**Data section:**
□ □ □
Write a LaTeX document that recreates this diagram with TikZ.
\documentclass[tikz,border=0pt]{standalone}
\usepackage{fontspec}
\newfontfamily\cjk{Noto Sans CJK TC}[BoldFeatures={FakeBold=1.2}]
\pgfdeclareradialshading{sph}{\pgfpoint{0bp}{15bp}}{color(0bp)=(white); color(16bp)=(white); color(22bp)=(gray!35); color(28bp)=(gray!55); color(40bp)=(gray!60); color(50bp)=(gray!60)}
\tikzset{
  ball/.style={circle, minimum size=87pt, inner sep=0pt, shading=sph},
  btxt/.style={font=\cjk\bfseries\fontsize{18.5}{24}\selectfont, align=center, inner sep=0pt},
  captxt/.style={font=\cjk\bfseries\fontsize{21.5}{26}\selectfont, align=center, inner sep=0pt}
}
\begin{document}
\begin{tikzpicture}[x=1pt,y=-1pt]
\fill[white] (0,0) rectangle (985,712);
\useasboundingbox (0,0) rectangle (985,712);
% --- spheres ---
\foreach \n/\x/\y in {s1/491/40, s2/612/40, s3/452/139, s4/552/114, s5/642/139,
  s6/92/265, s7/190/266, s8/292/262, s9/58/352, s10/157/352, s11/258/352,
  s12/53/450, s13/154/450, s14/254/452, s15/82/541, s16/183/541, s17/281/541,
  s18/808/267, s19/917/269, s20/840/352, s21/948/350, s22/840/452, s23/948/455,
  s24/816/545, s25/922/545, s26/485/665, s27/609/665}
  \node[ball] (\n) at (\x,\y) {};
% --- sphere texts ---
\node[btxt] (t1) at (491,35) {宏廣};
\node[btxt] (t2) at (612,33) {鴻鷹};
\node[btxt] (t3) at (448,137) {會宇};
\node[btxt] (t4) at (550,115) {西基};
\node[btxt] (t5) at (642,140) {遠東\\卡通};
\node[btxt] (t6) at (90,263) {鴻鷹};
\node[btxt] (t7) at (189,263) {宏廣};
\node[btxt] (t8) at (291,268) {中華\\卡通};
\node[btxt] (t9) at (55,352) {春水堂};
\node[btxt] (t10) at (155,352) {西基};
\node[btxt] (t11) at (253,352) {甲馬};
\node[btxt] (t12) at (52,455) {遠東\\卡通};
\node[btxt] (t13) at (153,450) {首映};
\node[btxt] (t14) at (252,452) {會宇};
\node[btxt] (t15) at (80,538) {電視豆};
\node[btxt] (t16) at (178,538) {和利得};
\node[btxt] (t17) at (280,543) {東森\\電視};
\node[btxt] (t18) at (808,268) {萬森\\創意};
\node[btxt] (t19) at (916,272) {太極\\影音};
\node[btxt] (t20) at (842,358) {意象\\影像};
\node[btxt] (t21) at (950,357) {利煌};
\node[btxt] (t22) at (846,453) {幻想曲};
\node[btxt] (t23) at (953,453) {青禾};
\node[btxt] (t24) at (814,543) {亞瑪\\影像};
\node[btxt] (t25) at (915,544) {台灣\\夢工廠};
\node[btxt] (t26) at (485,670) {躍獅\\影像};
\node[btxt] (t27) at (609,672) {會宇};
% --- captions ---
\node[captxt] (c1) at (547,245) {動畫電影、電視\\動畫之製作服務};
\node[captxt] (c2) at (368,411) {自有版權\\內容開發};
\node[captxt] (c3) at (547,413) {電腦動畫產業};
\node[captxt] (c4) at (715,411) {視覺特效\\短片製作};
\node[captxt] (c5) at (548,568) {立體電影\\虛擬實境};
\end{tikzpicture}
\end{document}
□ □ □
Repeat the listing exactly, from its first line to its last.

**Solved exercise:**
Write a LaTeX document that recreates this diagram with TikZ.
\documentclass[tikz,border=0pt]{standalone}
\usepackage{fontspec}
\newfontfamily\cjk{Noto Sans CJK TC}[BoldFeatures={FakeBold=1.2}]
\pgfdeclareradialshading{sph}{\pgfpoint{0bp}{15bp}}{color(0bp)=(white); color(16bp)=(white); color(22bp)=(gray!35); color(28bp)=(gray!55); color(40bp)=(gray!60); color(50bp)=(gray!60)}
\tikzset{
  ball/.style={circle, minimum size=87pt, inner sep=0pt, shading=sph},
  btxt/.style={font=\cjk\bfseries\fontsize{18.5}{24}\selectfont, align=center, inner sep=0pt},
  captxt/.style={font=\cjk\bfseries\fontsize{21.5}{26}\selectfont, align=center, inner sep=0pt}
}
\begin{document}
\begin{tikzpicture}[x=1pt,y=-1pt]
\fill[white] (0,0) rectangle (985,712);
\useasboundingbox (0,0) rectangle (985,712);
% --- spheres ---
\foreach \n/\x/\y in {s1/491/40, s2/612/40, s3/452/139, s4/552/114, s5/642/139,
  s6/92/265, s7/190/266, s8/292/262, s9/58/352, s10/157/352, s11/258/352,
  s12/53/450, s13/154/450, s14/254/452, s15/82/541, s16/183/541, s17/281/541,
  s18/808/267, s19/917/269, s20/840/352, s21/948/350, s22/840/452, s23/948/455,
  s24/816/545, s25/922/545, s26/485/665, s27/609/665}
  \node[ball] (\n) at (\x,\y) {};
% --- sphere texts ---
\node[btxt] (t1) at (491,35) {宏廣};
\node[btxt] (t2) at (612,33) {鴻鷹};
\node[btxt] (t3) at (448,137) {會宇};
\node[btxt] (t4) at (550,115) {西基};
\node[btxt] (t5) at (642,140) {遠東\\卡通};
\node[btxt] (t6) at (90,263) {鴻鷹};
\node[btxt] (t7) at (189,263) {宏廣};
\node[btxt] (t8) at (291,268) {中華\\卡通};
\node[btxt] (t9) at (55,352) {春水堂};
\node[btxt] (t10) at (155,352) {西基};
\node[btxt] (t11) at (253,352) {甲馬};
\node[btxt] (t12) at (52,455) {遠東\\卡通};
\node[btxt] (t13) at (153,450) {首映};
\node[btxt] (t14) at (252,452) {會宇};
\node[btxt] (t15) at (80,538) {電視豆};
\node[btxt] (t16) at (178,538) {和利得};
\node[btxt] (t17) at (280,543) {東森\\電視};
\node[btxt] (t18) at (808,268) {萬森\\創意};
\node[btxt] (t19) at (916,272) {太極\\影音};
\node[btxt] (t20) at (842,358) {意象\\影像};
\node[btxt] (t21) at (950,357) {利煌};
\node[btxt] (t22) at (846,453) {幻想曲};
\node[btxt] (t23) at (953,453) {青禾};
\node[btxt] (t24) at (814,543) {亞瑪\\影像};
\node[btxt] (t25) at (915,544) {台灣\\夢工廠};
\node[btxt] (t26) at (485,670) {躍獅\\影像};
\node[btxt] (t27) at (609,672) {會宇};
% --- captions ---
\node[captxt] (c1) at (547,245) {動畫電影、電視\\動畫之製作服務};
\node[captxt] (c2) at (368,411) {自有版權\\內容開發};
\node[captxt] (c3) at (547,413) {電腦動畫產業};
\node[captxt] (c4) at (715,411) {視覺特效\\短片製作};
\node[captxt] (c5) at (548,568) {立體電影\\虛擬實境};
\end{tikzpicture}
\end{document}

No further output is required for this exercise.